Spirit Sol 193

Yestersol's drive was a bullseye -- we ended up just where we'd aimed for. "Welcome to the outcrop," says an excited Larry Soderblom. The only problem is that we picked up a little south-facing tilt, meaning the rover is aimed away from the sun. So before we spend a lot of energy investigating the outcrop, we're going to move to a slightly different spot where we can pick up more solar energy.

That makes thisol a touch-and-go sol -- we'll poke at the rock underneath us, then drive to a new location. Our destination is just a couple of meters away, but we'll be north-facing instead, and the difference in tilt will give us dozens of additional Watt-hours per sol. Especially since we'll want to RAT the rock -- an energy-intensive operation -- this is a critical move. It's a bit of a weird drive, too -- they've already picked out the spot they want to RAT, so we're going to drive the rover right on top of that location, then turn around and back away from it.

"Everybody knows we fataled this morning on Spirit?" asks Rick Welch. I'd heard something about this already, but it gets my attention. Rick's exposition is larded with acronyms I'm not familiar with, but what I think happened was this.

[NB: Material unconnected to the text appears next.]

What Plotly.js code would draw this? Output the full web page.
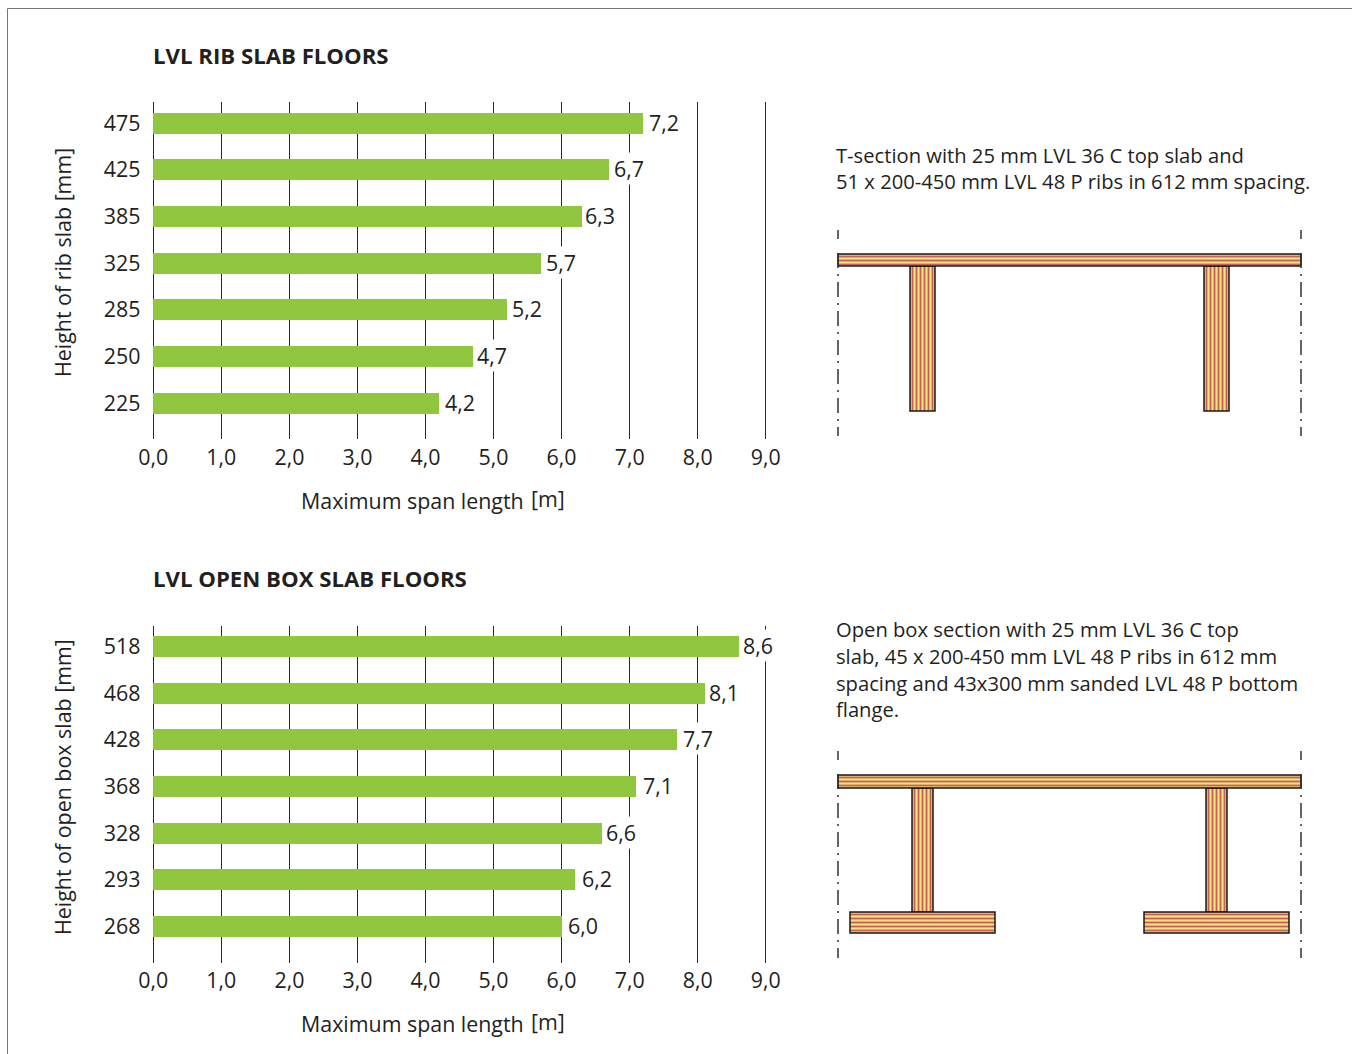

Possibly because of the weaker solar energy resulting from our south-facing tilt, the sun woke the rover a little later than expected, so Spirit started executing the morning's commands a little late. One of the first commands would have shut it back down for a nap -- sooner after wakeup than we thought when we sent the command, since the rover woke later than expected -- and its wakeup behavior and shutdown behavior got into a fight. They both won, sort of: the rover first decided to ignore the shutdown command because it was too close to the shutdown time, then another part of the software realized it was ignoring the shutdown command and signaled a fatal error, causing a reboot.

Now, normally, the rover records the presence of a fatal error in flash memory, which will cause it to enter fault-protection mode when it reboots. This mode ignores the on-board sequences and basically just tries to call home for help, which would have caused us to lose the sol. But because the rover was still in its wakeup mode when the fatal error was signaled, it wasn't allowing itself to write to flash yet. So it rebooted, but forgot about the fatal, and proceeded normally with the sol's activities. The rover was confused, but this happened to work out in our favor.

They want to write a new flight rule to prevent a recurrence of this, but apparently nobody left on the project knows how to add rules to the flight rule database. The rover's not the only thing that's confused around here.

[Next post: sol 198, July 24.]

1 comment:

Anonymous said...

I've heard of a "bus factor" that's directly related to how many people on a project can be hit by a bus before all useful knowledge of a certain system or subsystem is lost.

Sounds like your bus factor got pretty bad there.